Esa noche se levantó inquieta y fue al taller, donde estaba el resto de las figuras. Al ver los dedos esparcidos se quedó ahí, paralizada, confundida tal vez, y con el pulso titubeante empezó a engullirlos uno a uno. Los encontró bien de sabor y notó cómo el improvisado festín le sentaba bien. Había vuelto a comer aquello que vetó, pero no se sentía mal con el resultado del banquete. Tampoco tuvo complicaciones, ningún vómito, nada, de verdad, nada extraño. Se preguntó entonces por qué no, ¿cómo no iba a probar unos bocados tan exquisitos, con un olor a arcilla tierna tan destacable?

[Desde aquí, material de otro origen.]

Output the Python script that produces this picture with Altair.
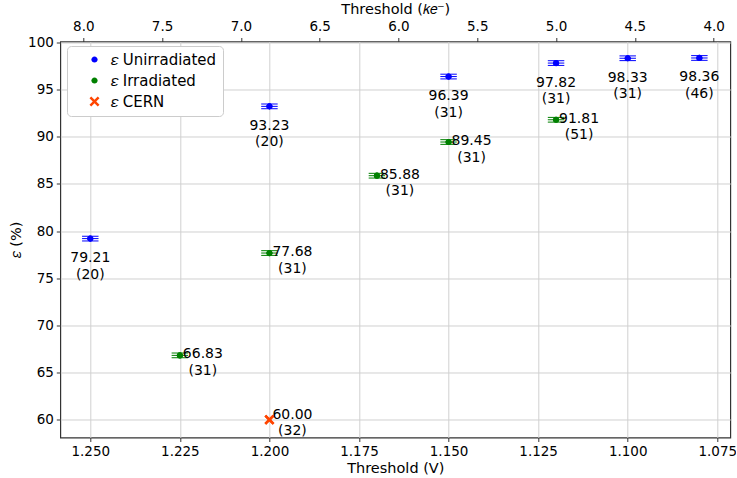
import altair as alt
import pandas as pd

# Efficiency vs. discriminator threshold, three sample groups
unirr_v = [1.250, 1.200, 1.150, 1.120, 1.100, 1.080]
unirr_eff = [79.21, 93.23, 96.39, 97.82, 98.33, 98.36]
unirr_n = [20, 20, 31, 31, 31, 46]

irr_v = [1.225, 1.200, 1.170, 1.150, 1.120]
irr_eff = [66.83, 77.68, 85.88, 89.45, 91.81]
irr_n = [31, 31, 31, 31, 51]

cern_v = [1.200]
cern_eff = [60.00]
cern_n = [32]

v_err = 0.0023
eff_err = 0.25

v_ticks = [1.250, 1.225, 1.200, 1.175, 1.150, 1.125, 1.100, 1.075]
eff_ticks = [60, 65, 70, 75, 80, 85, 90, 95, 100]
ke_ticks = [8.0, 7.5, 7.0, 6.5, 6.0, 5.5, 5.0, 4.5, 4.0]

S_UNIRR = "𝜀 Unirradiated"
S_IRR = "𝜀 Irradiated"
S_CERN = "𝜀 CERN"
series_order = [S_UNIRR, S_IRR, S_CERN]
series_colors = ["#0000ff", "#008000", "#ff4500"]

# marker glyphs in the unit square: small dot and a filled "x"
DOT_PATH = "M0.62,0A0.62,0.62,0,1,1,-0.62,0A0.62,0.62,0,1,1,0.62,0Z"
X_PATH = ("M-0.65,-1L0,-0.35L0.65,-1L1,-0.65L0.35,0L1,0.65L0.65,1L0,0.35"
          "L-0.65,1L-1,0.65L-0.35,0L-1,-0.65Z")

rows = []
for name, vs, effs, ns in [(S_UNIRR, unirr_v, unirr_eff, unirr_n),
                           (S_IRR, irr_v, irr_eff, irr_n),
                           (S_CERN, cern_v, cern_eff, cern_n)]:
    for v, e, n in zip(vs, effs, ns):
        rows.append({
            "series": name, "v": v, "eff": e, "n": n,
            "label": f"{e:.2f}\n({n})",
            "lo": v + v_err, "hi": v - v_err,
            "ylo": e - eff_err, "yhi": e + eff_err,
        })
df = pd.DataFrame(rows)

FONT = "DejaVu Sans"

x_scale = alt.Scale(domain=[1.25837, 1.07137], nice=False, zero=False)
y_scale = alt.Scale(domain=[58.125, 100.106], nice=False, zero=False)
color_scale = alt.Scale(domain=series_order, range=series_colors)
shape_scale = alt.Scale(domain=series_order, range=[DOT_PATH, DOT_PATH, X_PATH])

x_enc = alt.X("v:Q", scale=x_scale,
              axis=alt.Axis(values=v_ticks, format=".3f", title="Threshold (V)",
                            grid=True, orient="bottom"))
y_enc = alt.Y("eff:Q", scale=y_scale,
              axis=alt.Axis(values=eff_ticks, format="d", title="𝜀 (%)", grid=True))
color_nolegend = alt.Color("series:N", scale=color_scale, legend=None)

base = alt.Chart(df)
with_err = base.transform_filter(alt.datum.series != S_CERN)

# markers carrying the legend (drawn again on top of the error bars below)
points_legend = base.mark_point(filled=True, opacity=1, size=100).encode(
    x=x_enc, y=y_enc,
    color=alt.Color("series:N", scale=color_scale,
                    legend=alt.Legend(title=None, orient="none",
                                      legendX=6.7, legendY=4.5)),
    shape=alt.Shape("series:N", scale=shape_scale),
)

# horizontal error bars with short caps above and below
err_x = with_err.mark_rule(strokeWidth=1).encode(
    x=alt.X("lo:Q", scale=x_scale), x2="hi:Q",
    y=alt.Y("eff:Q", scale=y_scale), color=color_nolegend)
cap_lo = with_err.mark_rule(strokeWidth=1).encode(
    x=alt.X("lo:Q", scale=x_scale), x2="hi:Q",
    y=alt.Y("ylo:Q", scale=y_scale), color=color_nolegend)
cap_hi = with_err.mark_rule(strokeWidth=1).encode(
    x=alt.X("lo:Q", scale=x_scale), x2="hi:Q",
    y=alt.Y("yhi:Q", scale=y_scale), color=color_nolegend)

points_top = base.mark_point(filled=True, opacity=1, size=100).encode(
    x=x_enc, y=y_enc, color=color_nolegend,
    shape=alt.Shape("series:N", scale=shape_scale, legend=None),
)

text_common = dict(font=FONT, fontSize=14, lineBreak="\n", lineHeight=16.5,
                   color="black", baseline="middle", align="center")
labels_unirr = base.transform_filter(alt.datum.series == S_UNIRR).mark_text(
    dy=19.5, **text_common).encode(x=x_enc, y=y_enc, text="label:N")
labels_irr = base.transform_filter(alt.datum.series == S_IRR).mark_text(
    dx=23, dy=-1, **text_common).encode(x=x_enc, y=y_enc, text="label:N")
labels_cern = base.transform_filter(alt.datum.series == S_CERN).mark_text(
    dx=23, dy=-5, **text_common).encode(x=x_enc, y=y_enc, text="label:N")

main = alt.layer(points_legend, err_x, cap_lo, cap_hi, points_top,
                 labels_unirr, labels_irr, labels_cern)

# secondary threshold scale in electrons along the top edge
top_axis = alt.Chart(pd.DataFrame({"ke": ke_ticks})).mark_point(opacity=0).encode(
    x=alt.X("ke:Q",
            scale=alt.Scale(domain=[8.146, 3.894], nice=False, zero=False),
            axis=alt.Axis(orient="top", values=ke_ticks, format=".1f",
                          title="Threshold (𝑘𝑒⁻)", grid=False))
)

chart = alt.layer(main, top_axis).resolve_scale(x="independent").properties(
    width=670, height=396,
    autosize=alt.AutoSizeParams(type="none"),
    padding={"left": 60.3, "top": 41.5, "right": 6, "bottom": 40},
).configure_view(
    stroke="#333333", strokeWidth=1.2
).configure_axis(
    labelFont=FONT, titleFont=FONT, labelFontSize=13.5, titleFontSize=14.5,
    labelColor="black", titleColor="black", titleFontWeight="normal",
    tickColor="#333333", tickSize=4, domain=False,
    gridColor="#d0d0d0", gridWidth=1, labelPadding=3,
).configure_axisBottom(titlePadding=3.5).configure_axisLeft(titlePadding=4).configure_axisTop(
    titlePadding=3, labelPadding=4
).configure_legend(
    labelFont=FONT, labelFontSize=15, labelColor="black",
    strokeColor="#cccccc", cornerRadius=4, fillColor="white",
    padding=6, rowPadding=5, symbolOffset=14, labelOffset=9,
    symbolSize=100, symbolStrokeWidth=0,
)

chart.save("out.html", embed_options={"renderer": "svg", "actions": False})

Olió al hombre en la cama, antes de que se despertara. Le había rociado un brazo y la mano con su dilución favorita. El formol es otra historia. Notó que lo quería. Y así dormido le resultaba más apetecible aún. Pero la dilución hizo que el hombre despertara, presa de unos ardores que le abarcaban la mano y parte del brazo, un dolor que la abrasaba la piel y que fue sangre también. Pegó un grito al verlo, horrorizado el hombre, sacudiéndose el sueño con la misma prontitud que tuvo para largarse. Nunca más regresó.  

10

Mashi siguió trabajando. No quería pensar en otra cosa que en el acto de crear y engullir, especificando qué fragmentos eran más propicios y aptos para su organismo. Creaba cada día maravillas y masticaba hasta el agotamiento. En momentos rememoraba los tiempos de la cabaña, el pueblo, el riachuelo, su amigo… Y no entendía cómo no echaba en falta aquel limo creador, aquellos fragmentos, aquellos cadáveres exquisitos, aquel producto único. Su propio cuerpo ofrecido a esta epifanía y al hambre de Saturno.

Otra idea tomó fuerza en su cabeza e intentó extraer su propia costilla para crear un nuevo ser. Lo intentó atrozmente y, en su debilidad creciente, entre delirios de dolor e inconsciencia, desistió. La oscuridad iba en aumento. Y desde el suelo, revisando con esmero su laboratorio, creyendo comprender a A.G., pudo decirse con certeza por qué su estudio era tan pequeño y sus hábitos alimenticios tan austeros, por qué su necesidad de horarios nocturnos, tan prestos a ensoñaciones, así como la esbeltez de su estética. Pensó en su humanidad. Se esforzó y comió lo que comió. El éxtasis le había revelado la proximidad a lo divino.

En la autopsia el diagnóstico describía una hemorragia interna, aunque se resaltaba una cirrosis creciente que habría acabado también con su vida. Nunca pudieron saber, debido al desorden y las mutilaciones realizadas, que aquel intento anduvo tan cercano a las ideas Alfa y Omega.